[Rows from a dataset of charts and code]

**********

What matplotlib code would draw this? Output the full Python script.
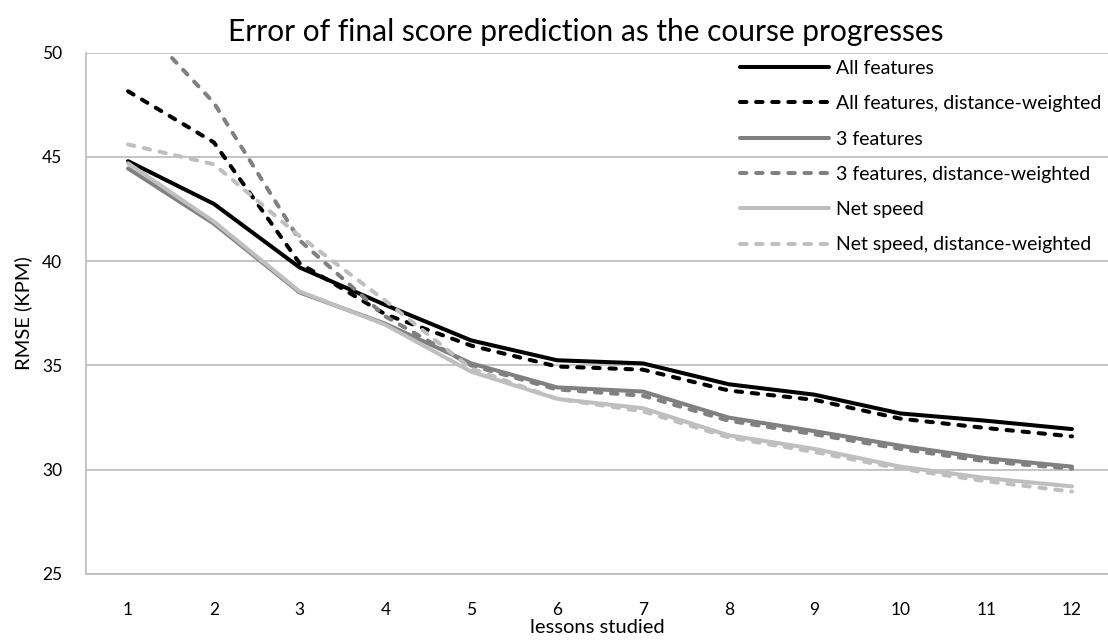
import matplotlib
matplotlib.use("Agg")
import matplotlib.pyplot as plt

lessons = [1, 2, 3, 4, 5, 6, 7, 8, 9, 10, 11, 12]

all_features = [44.8, 42.75, 39.7, 37.9, 36.2, 35.25, 35.1, 34.1, 33.6, 32.7, 32.35, 31.95]
all_features_dw = [48.15, 45.7, 39.9, 37.45, 35.95, 34.95, 34.8, 33.8, 33.35, 32.45, 32.0, 31.6]
three_features = [44.45, 41.8, 38.5, 37.0, 35.1, 33.95, 33.75, 32.5, 31.85, 31.15, 30.55, 30.15]
three_features_dw = [52.0, 47.6, 41.0, 37.35, 35.0, 33.85, 33.55, 32.35, 31.7, 31.0, 30.4, 30.05]
net_speed = [44.7, 41.9, 38.55, 36.95, 34.7, 33.4, 32.95, 31.65, 31.0, 30.15, 29.6, 29.2]
net_speed_dw = [45.6, 44.65, 41.2, 38.1, 34.85, 33.4, 32.8, 31.55, 30.85, 30.05, 29.45, 28.95]

series = [
    ("All features", all_features, "black", False),
    ("All features, distance-weighted", all_features_dw, "black", True),
    ("3 features", three_features, "#808080", False),
    ("3 features, distance-weighted", three_features_dw, "#808080", True),
    ("Net speed", net_speed, "#bfbfbf", False),
    ("Net speed, distance-weighted", net_speed_dw, "#bfbfbf", True),
]

plt.rcParams["font.family"] = ["Lato", "DejaVu Sans"]

fig = plt.figure(figsize=(11.08, 6.44), dpi=100)
ax = fig.add_axes([86 / 1108, 1 - 574 / 644, 1 - 86 / 1108, (574 - 52.7) / 644])

for name, values, color, dashed in series:
    if dashed:
        ax.plot(lessons, values, color=color, linewidth=2.9, label=name,
                dashes=(1.6, 2.4), dash_capstyle="round")
    else:
        ax.plot(lessons, values, color=color, linewidth=2.9, label=name,
                solid_capstyle="round")

ax.set_xlim(0.51, 12.42)
ax.set_ylim(25, 50)
ax.set_xticks(lessons)
ax.set_yticks([25, 30, 35, 40, 45, 50])
ax.tick_params(length=0, labelsize=12.5)
ax.tick_params(axis="y", pad=17)
ax.tick_params(axis="x", pad=20)
ax.grid(axis="y", color="#bfbfbf", linewidth=1.3)
ax.set_axisbelow(True)
for side in ["top", "right"]:
    ax.spines[side].set_visible(False)
for side in ["left", "bottom"]:
    ax.spines[side].set_color("#bfbfbf")
    ax.spines[side].set_linewidth(1.3)

ax.set_xlabel("lessons studied", fontsize=14.5, labelpad=1)
ax.set_ylabel("RMSE (KPM)", fontsize=14.5, labelpad=7)

ax.legend(loc="upper right", bbox_to_anchor=(1.001, 1.001), frameon=False,
          fontsize=14, handlelength=4.6, handletextpad=0.35, labelspacing=0.94,
          borderaxespad=0)

fig.text(0.529, 0.95, "Error of final score prediction as the course progresses",
         ha="center", va="center", fontsize=21.5)

fig.savefig("out.png", dpi=100)
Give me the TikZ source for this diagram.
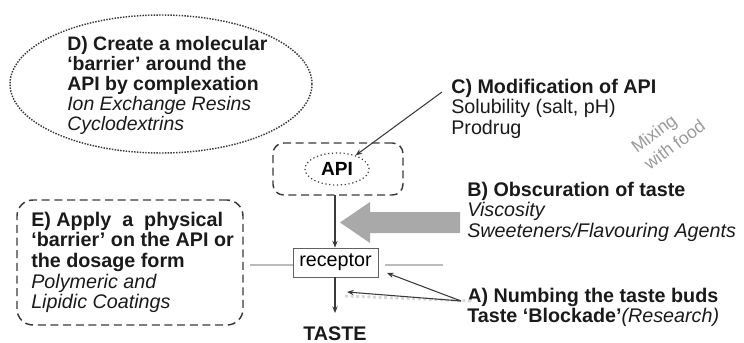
\documentclass[tikz,border=0pt]{standalone}
\usepackage{fontspec}
\setmainfont{Liberation Sans}
\usetikzlibrary{arrows.meta,shapes.geometric}
\definecolor{txt}{HTML}{1A1A1A}
\definecolor{itx}{HTML}{2A2A2A}
\definecolor{ln}{HTML}{3A3A3A}
\definecolor{bigarrow}{HTML}{A9A9A9}
\definecolor{hline}{HTML}{BBBBBB}
\definecolor{dotgray}{HTML}{D8D8D8}
\definecolor{mixgray}{HTML}{9A9A9A}
\begin{document}
\begin{tikzpicture}[x=0.75pt,y=-0.75pt,
  font=\fontsize{14.8}{15.5}\selectfont,
  txtblk/.style={anchor=north west, inner sep=0pt, align=left, text=txt},
  dashbox/.style={draw=ln, line width=1.1pt, dash pattern=on 6pt off 3.5pt, rounded corners=8pt},
  thinarrow/.style={draw=ln, line width=0.8pt, -{Stealth[length=5pt,width=4pt]}},
  ]
\useasboundingbox (0,0) rectangle (744,343);

% D ellipse and text
\node[ellipse, draw=ln, densely dotted, line width=1.1pt, minimum width=226.5pt, minimum height=103.5pt] (dell) at (161,84) {};
\node[txtblk, font=\fontsize{14.6}{15}\selectfont] (dtext) at (67,36.6) {\textbf{D) Create a molecular}\\\textbf{‘barrier’ around the}\\\textbf{API by complexation}\\\textit{Ion Exchange Resins}\\\textit{Cyclodextrins}};

% API box and ellipse
\node[dashbox, minimum width=97.5pt, minimum height=39pt] (apibox) at (338,169) {};
\node[ellipse, draw=ln, dotted, line width=0.9pt, minimum width=48pt, minimum height=24pt, inner sep=0pt, font=\fontsize{14.3}{15}\selectfont\bfseries] (apiell) at (337,169) {API};

% C text and line
\node[txtblk] (ctext) at (451,78.6) {\textbf{C) Modification of API}\\Solubility (salt, pH)\\Prodrug};
\coordinate (cstart) at (442,92);
\draw[thinarrow] (cstart) -- (apiell);

% Mixing with food
\node[rotate=37, align=left, text=mixgray, inner sep=0pt, font=\fontsize{13.3}{16}\selectfont] (mix) at (668,136) {Mixing\\with food};

% receptor
\node[draw=ln!80, line width=0.7pt, minimum width=63.75pt, minimum height=21.75pt, inner sep=0pt] (rec) at (335.5,262.5) {receptor};
\coordinate (hl1) at (250,265);
\coordinate (hl2) at (385,265);
\coordinate (hl3) at (443,265);
\draw[hline, line width=1.2pt] (hl1) -- (hl1 -| rec.west);
\draw[hline, line width=1.2pt] (hl2) -- (hl3);

% taste
\node[anchor=base, inner sep=0pt, text=txt, font=\fontsize{14.8}{15.5}\selectfont\bfseries] (taste) at (335,340) {TASTE};
\draw[thinarrow] (335,195) -- (rec.north -| 335,0);
\coordinate (tasteend) at (335,313);
\draw[thinarrow] (rec.south -| tasteend) -- (tasteend);

% B big arrow and text
\fill[bigarrow] (460,212) -- (370,212) -- (370,202) -- (340,222.5) -- (370,243) -- (370,233) -- (460,233) -- cycle;
\node[txtblk] (btext) at (467,181.6) {\textbf{B) Obscuration of taste}\\\textit{Viscosity}\\\textit{Sweeteners/Flavouring Agents}};

% A text and arrows
\node[txtblk] (atext) at (467,287.6) {\textbf{A) Numbing the taste buds}\\\textbf{Taste ‘Blockade’}\textit{(Research)}};
\coordinate (astart) at (461,301);
\coordinate (dotend) at (472,301);
\coordinate (tipA1) at (387,273);
\coordinate (tipA2) at (347,292);
\draw[dotgray, line width=2.2pt, dotted] (345,296) -- (dotend);
\draw[thinarrow] (astart) -- (tipA1);
\draw[thinarrow] (astart) -- (tipA2);

% E box and text
\node[dashbox, rounded corners=12pt, minimum width=169.5pt, minimum height=93.75pt] (ebox) at (130,262.5) {};
\node[txtblk] (etext) at (31,211.6) {\textbf{E) Apply\ \ a\ \ physical}\\\textbf{‘barrier’ on the API or}\\\textbf{the dosage form}\\\textit{Polymeric and}\\\textit{Lipidic Coatings}};
\end{tikzpicture}
\end{document}
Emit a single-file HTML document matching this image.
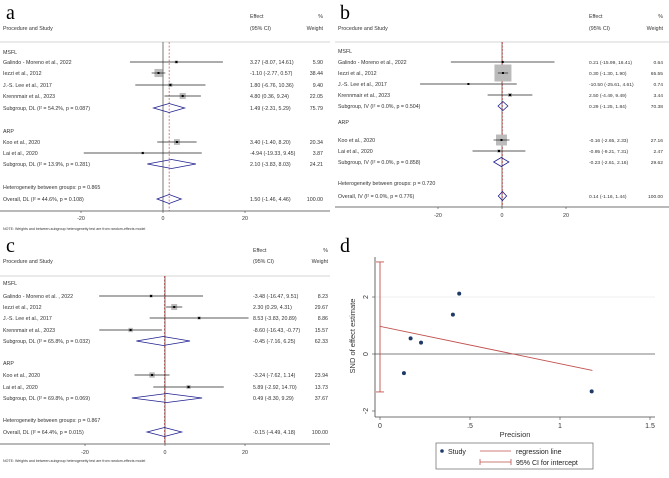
<!DOCTYPE html>
<html><head><meta charset="utf-8"><style>
body{margin:0;background:#fff;}
svg{display:block;font-family:"Liberation Sans",sans-serif;}
</style></head><body>
<svg id="fig" width="669" height="478" viewBox="0 0 669 478"></svg>
<script>
// ---- Panel a data ----
const aStudies=["Galindo - Moreno et al., 2022","Iezzi et al., 2012","J.-S. Lee et al., 2017","Krennmair et al., 2023","Koo et al., 2020","Lai et al., 2020"];
const aEst=[3.27,-1.10,1.80,4.80,3.40,-4.94];
const aLo=[-8.07,-2.77,-6.76,0.36,-1.40,-19.33];
const aHi=[14.61,0.57,10.36,9.24,8.20,9.45];
const aW=[5.90,38.44,9.40,22.05,20.34,3.87];
const aSub=[[1.49,-2.31,5.29,75.79],[2.10,-3.83,8.03,24.21],[1.50,-1.46,4.46,100.00]];
const aSubLbl=["Subgroup, DL (I² = 54.2%, p = 0.087)","Subgroup, DL (I² = 13.9%, p = 0.281)","Overall, DL (I² = 44.6%, p = 0.108)"];
const aHet="Heterogeneity between groups: p = 0.865";
// ---- Panel b data ----
const bStudies=["Galindo - Moreno et al., 2022","Iezzi et al., 2012","J.-S. Lee et al., 2017","Krennmair et al., 2023","Koo et al., 2020","Lai et al., 2020"];
const bEst=[0.21,0.30,-10.50,2.50,-0.16,-0.95];
const bLo=[-15.99,-1.30,-25.61,-4.49,-2.65,-9.21];
const bHi=[16.41,1.90,4.61,9.49,2.33,7.31];
const bW=[0.64,65.55,0.74,3.44,27.16,2.47];
const bSub=[[0.29,-1.25,1.84,70.38],[-0.23,-2.61,2.16,29.62],[0.14,-1.16,1.44,100.00]];
const bSubLbl=["Subgroup, IV (I² = 0.0%, p = 0.504)","Subgroup, IV (I² = 0.0%, p = 0.858)","Overall, IV (I² = 0.0%, p = 0.776)"];
const bHet="Heterogeneity between groups: p = 0.720";
// ---- Panel c data ----
const cStudies=["Galindo - Moreno et al. , 2022","Iezzi et al., 2012","J.-S. Lee et al., 2017","Krennmair et al., 2023","Koo et al., 2020","Lai et al., 2020"];
const cEst=[-3.48,2.30,8.53,-8.60,-3.24,5.89];
const cLo=[-16.47,0.29,-3.83,-16.43,-7.62,-2.92];
const cHi=[9.51,4.31,20.89,-0.77,1.14,14.70];
const cW=[8.23,29.67,8.86,15.57,23.94,13.73];
const cSub=[[-0.45,-7.16,6.25,62.33],[0.49,-8.30,9.29,37.67],[-0.15,-4.49,4.18,100.00]];
const cSubLbl=["Subgroup, DL (I² = 65.8%, p = 0.032)","Subgroup, DL (I² = 69.8%, p = 0.069)","Overall, DL (I² = 64.4%, p = 0.015)"];
const cHet="Heterogeneity between groups: p = 0.867";
const forestTicks=[-20,0,20];
// ---- Panel d data ----
const dPrec=[0.133,0.17,0.228,0.405,0.44,1.176];
const dSnd=[-0.67,0.55,0.40,1.38,2.12,-1.31];
const dInt=0.97, dSlope=-1.31, dLineEnd=1.18;
const dCI=[-1.33,3.23];
const dXTicks=[0,0.5,1,1.5];
const dXTickLbl=["0",".5","1","1.5"];
const dYTicks=[-2,0,2];

const NS="http://www.w3.org/2000/svg";
const svg=document.getElementById('fig');
function el(tag,attrs,parent,txt){const e=document.createElementNS(NS,tag);for(const k in attrs)e.setAttribute(k,attrs[k]);if(txt!==undefined)e.textContent=txt;(parent||svg).appendChild(e);return e;}
function f2(v){return (v<0?"-":"")+Math.abs(v).toFixed(2);}

function forest(cfg,studies,est,lo,hi,w,sub,subLbl,het,name){
  const g=el('g',{});
  
  
  const ox=cfg.ox, oy=cfg.oy, R=cfg.rows;
  const X=v=>ox+cfg.x0+v*cfg.sc;
  const T=(x,y,s,anchor,nm,sz)=>{const t=el('text',{x:x,y:y+2,'font-size':sz||5.3,fill:'#333','text-anchor':anchor||'start'},g,s);return t;};
  const lt=el('text',{x:ox+cfg.lx,y:oy+cfg.ly,'font-size':20,'font-family':'Liberation Serif, serif',fill:'#000'},g,cfg.letter);
  
  
  const vf=cfg.vf||5.3;
  T(ox+cfg.ex,oy+cfg.h1,"Effect",'start','effect-header');
  T(ox+cfg.wx,oy+cfg.h1,"%",'end','weight-header');
  T(ox+3,oy+cfg.h2,"Procedure and Study",'start','study-header');
  T(ox+cfg.ex,oy+cfg.h2,"(95% CI)",'start','ci-header');
  T(ox+cfg.wx,oy+cfg.h2,"Weight",'end','weight-header-2');
  el('line',{x1:ox,x2:ox+cfg.w,y1:oy+cfg.sep,y2:oy+cfg.sep,stroke:'#e4e4e4','stroke-width':1.5},g);
  el('line',{x1:X(0),x2:X(0),y1:oy+cfg.sep,y2:oy+cfg.axis,stroke:'#555','stroke-width':0.8},g);
  el('line',{x1:X(sub[2][0]),x2:X(sub[2][0]),y1:oy+cfg.sep,y2:oy+cfg.axis,stroke:'#c0504d','stroke-width':0.7,'stroke-dasharray':'2,1.5'},g);
  T(ox+3,oy+R[0],"MSFL",'start','group-label');
  T(ox+3,oy+R[6],"ARP",'start','group-label');
  const studyRows=[R[1],R[2],R[3],R[4],R[7],R[8]];
  for(let i=0;i<studies.length;i++){
    const y=oy+studyRows[i];
    T(ox+3,y,studies[i],'start','study-name');
    const s=cfg.k*Math.sqrt(w[i]);
    const b=el('rect',{x:X(est[i])-s/2,y:y-s/2,width:s,height:s,fill:'#bbb'},g);
    
    
    const l=el('line',{x1:X(lo[i]),x2:X(hi[i]),y1:y,y2:y,stroke:'#222','stroke-width':0.7},g);
    
    
    const d=el('rect',{x:X(est[i])-1,y:y-1,width:2,height:2,fill:'#000'},g);
    
    
    T(ox+cfg.ex,y,f2(est[i])+" ("+f2(lo[i])+", "+f2(hi[i])+")",'start','effect-value',vf);
    T(ox+cfg.wx,y,w[i].toFixed(2),'end','weight-value',vf);
  }
  const subRows=[R[5],R[9],R[11]];
  for(let j=0;j<3;j++){
    const y=oy+subRows[j],h=4.5;
    const p=el('polygon',{points:`${X(sub[j][1])},${y} ${X(sub[j][0])},${y-h} ${X(sub[j][2])},${y} ${X(sub[j][0])},${y+h}`,fill:'none',stroke:'#1f1f8f','stroke-width':0.8},g);
    
    
    T(ox+3,y,subLbl[j],'start','pooled-label');
    T(ox+cfg.ex,y,f2(sub[j][0])+" ("+f2(sub[j][1])+", "+f2(sub[j][2])+")",'start','effect-value',vf);
    T(ox+cfg.wx,y,sub[j][3].toFixed(2),'end','weight-value',vf);
  }
  T(ox+3,oy+R[10],het,'start','heterogeneity-text');
  el('line',{x1:ox,x2:ox+cfg.w,y1:oy+cfg.axis,y2:oy+cfg.axis,stroke:'#444','stroke-width':0.8},g);
  for(const t of forestTicks){
    el('line',{x1:X(t),x2:X(t),y1:oy+cfg.axis,y2:oy+cfg.axis+2,stroke:'#444','stroke-width':0.6},g);
    T(X(t),oy+cfg.tick,String(t),'middle','x-tick-label');
  }
  if(cfg.note) T(ox+3,oy+cfg.note,"NOTE: Weights and between-subgroup heterogeneity test are from random-effects model",'start','footnote',3.6);
}

forest({ox:0,oy:0,w:330,x0:163,sc:4.1,letter:'a',lx:6,ly:19,ex:250,wx:323,h1:16,h2:28,sep:42,
  rows:[52,62,73,85,96,108,131,142,153,164,187,199],axis:211,tick:218,note:228,k:1.3},
  aStudies,aEst,aLo,aHi,aW,aSub,aSubLbl,aHet,'forest-plot-a');
forest({ox:335,oy:0,w:334,x0:167,sc:3.2,letter:'b',lx:5,ly:19,ex:254,wx:328,h1:16,h2:28,sep:42,vf:4.9,
  rows:[51,62,73,84,95,106,122,140,151,162,183,196],axis:207,tick:215,note:0,k:2.1},
  bStudies,bEst,bLo,bHi,bW,bSub,bSubLbl,bHet,'forest-plot-b');
forest({ox:0,oy:235,w:330,x0:165,sc:4.0,letter:'c',lx:6,ly:17,ex:253,wx:328,h1:15,h2:26,sep:41,
  rows:[48,61,72,83,95,106,128,140,152,163,185,197],axis:209,tick:217,note:225,k:1.1},
  cStudies,cEst,cLo,cHi,cW,cSub,cSubLbl,cHet,'forest-plot-c');

// ---- Panel d ----
(function(){
  const g=el('g',{});
  
  
  const X=v=>380+v*180, Y=v=>354-v*28.5;
  const lt=el('text',{x:340,y:252,'font-size':20,'font-family':'Liberation Serif, serif'},g,'d');
  
  
  el('line',{x1:375,x2:655,y1:Y(2),y2:Y(2),stroke:'#eaeaea','stroke-width':0.8},g);
  el('line',{x1:375,x2:655,y1:Y(0),y2:Y(0),stroke:'#555','stroke-width':0.8},g);
  el('line',{x1:375,x2:375,y1:257,y2:417,stroke:'#444','stroke-width':0.8},g);
  el('line',{x1:375,x2:655,y1:417,y2:417,stroke:'#444','stroke-width':0.8},g);
  dYTicks.forEach(t=>{
    el('line',{x1:372,x2:375,y1:Y(t),y2:Y(t),stroke:'#444','stroke-width':0.6},g);
    const tx=el('text',{x:368,y:Y(t),'font-size':7,fill:'#333','text-anchor':'middle',transform:`rotate(-90 368 ${Y(t)})`},g,String(t));
    
    
  });
  dXTicks.forEach((t,i)=>{
    el('line',{x1:X(t),x2:X(t),y1:417,y2:420,stroke:'#444','stroke-width':0.6},g);
    const tx=el('text',{x:X(t),y:428,'font-size':7,fill:'#333','text-anchor':'middle'},g,dXTickLbl[i]);
    
    
  });
  const yl=el('text',{x:355,y:336,'font-size':7.5,fill:'#333','text-anchor':'middle',transform:'rotate(-90 355 336)'},g,'SND of effect estimate');
  
  
  const xl=el('text',{x:515,y:437,'font-size':7.5,fill:'#333','text-anchor':'middle'},g,'Precision');
  
  
  const ci=el('path',{d:`M${X(0)},${Y(dCI[0])}V${Y(dCI[1])}M${X(0)-4},${Y(dCI[0])}H${X(0)+4}M${X(0)-4},${Y(dCI[1])}H${X(0)+4}`,stroke:'#c0504d','stroke-width':0.9,fill:'none'},g);
  
  
  const rl=el('line',{x1:X(0),y1:Y(dInt),x2:X(dLineEnd),y2:Y(dInt+dSlope*dLineEnd),stroke:'#c0504d','stroke-width':0.9},g);
  
  
  dPrec.forEach((p,i)=>{
    const c=el('circle',{cx:X(p),cy:Y(dSnd[i]),r:2,fill:'#1f3a66'},g);
    
    
  });
  const lg=el('g',{},g);
  
  
  el('rect',{x:436,y:443,width:157,height:26,fill:'#fff',stroke:'#666','stroke-width':0.7},lg);
  el('circle',{cx:442,cy:451,r:1.8,fill:'#1f3a66'},lg);
  el('text',{x:448,y:454,'font-size':7,fill:'#222'},lg,'Study');
  el('line',{x1:480,x2:511,y1:451,y2:451,stroke:'#c0504d','stroke-width':0.8},lg);
  el('text',{x:516,y:454,'font-size':7,fill:'#222'},lg,'regression line');
  el('path',{d:'M480,462H511M480,459V465M511,459V465',stroke:'#c0504d','stroke-width':0.8,fill:'none'},lg);
  el('text',{x:516,y:465,'font-size':7,fill:'#222'},lg,'95% CI for intercept');
})();
</script>
</body></html>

**********

◆ GOAL OF THE EXERCISE ◆
Exactly the lines from the one with "Give me the TikZ source for this diagram." through the one with "draw=ln, dotted, line" are to be reproduced, and no pictures with them.

◆ RESULT FOR THIS EXERCISE ◆
Give me the TikZ source for this diagram.
\documentclass[tikz,border=0pt]{standalone}
\usepackage{fontspec}
\setmainfont{Liberation Sans}
\usetikzlibrary{arrows.meta,shapes.geometric}
\definecolor{txt}{HTML}{1A1A1A}
\definecolor{itx}{HTML}{2A2A2A}
\definecolor{ln}{HTML}{3A3A3A}
\definecolor{bigarrow}{HTML}{A9A9A9}
\definecolor{hline}{HTML}{BBBBBB}
\definecolor{dotgray}{HTML}{D8D8D8}
\definecolor{mixgray}{HTML}{9A9A9A}
\begin{document}
\begin{tikzpicture}[x=0.75pt,y=-0.75pt,
  font=\fontsize{14.8}{15.5}\selectfont,
  txtblk/.style={anchor=north west, inner sep=0pt, align=left, text=txt},
  dashbox/.style={draw=ln, line width=1.1pt, dash pattern=on 6pt off 3.5pt, rounded corners=8pt},
  thinarrow/.style={draw=ln, line width=0.8pt, -{Stealth[length=5pt,width=4pt]}},
  ]
\useasboundingbox (0,0) rectangle (744,343);

% D ellipse and text
\node[ellipse, draw=ln, densely dotted, line width=1.1pt, minimum width=226.5pt, minimum height=103.5pt] (dell) at (161,84) {};
\node[txtblk, font=\fontsize{14.6}{15}\selectfont] (dtext) at (67,36.6) {\textbf{D) Create a molecular}\\\textbf{‘barrier’ around the}\\\textbf{API by complexation}\\\textit{Ion Exchange Resins}\\\textit{Cyclodextrins}};

% API box and ellipse
\node[dashbox, minimum width=97.5pt, minimum height=39pt] (apibox) at (338,169) {};
\node[ellipse, draw=ln, dotted, line width=0.9pt, minimum width=48pt, minimum height=24pt, inner sep=0pt, font=\fontsize{14.3}{15}\selectfont\bfseries] (apiell) at (337,169) {API};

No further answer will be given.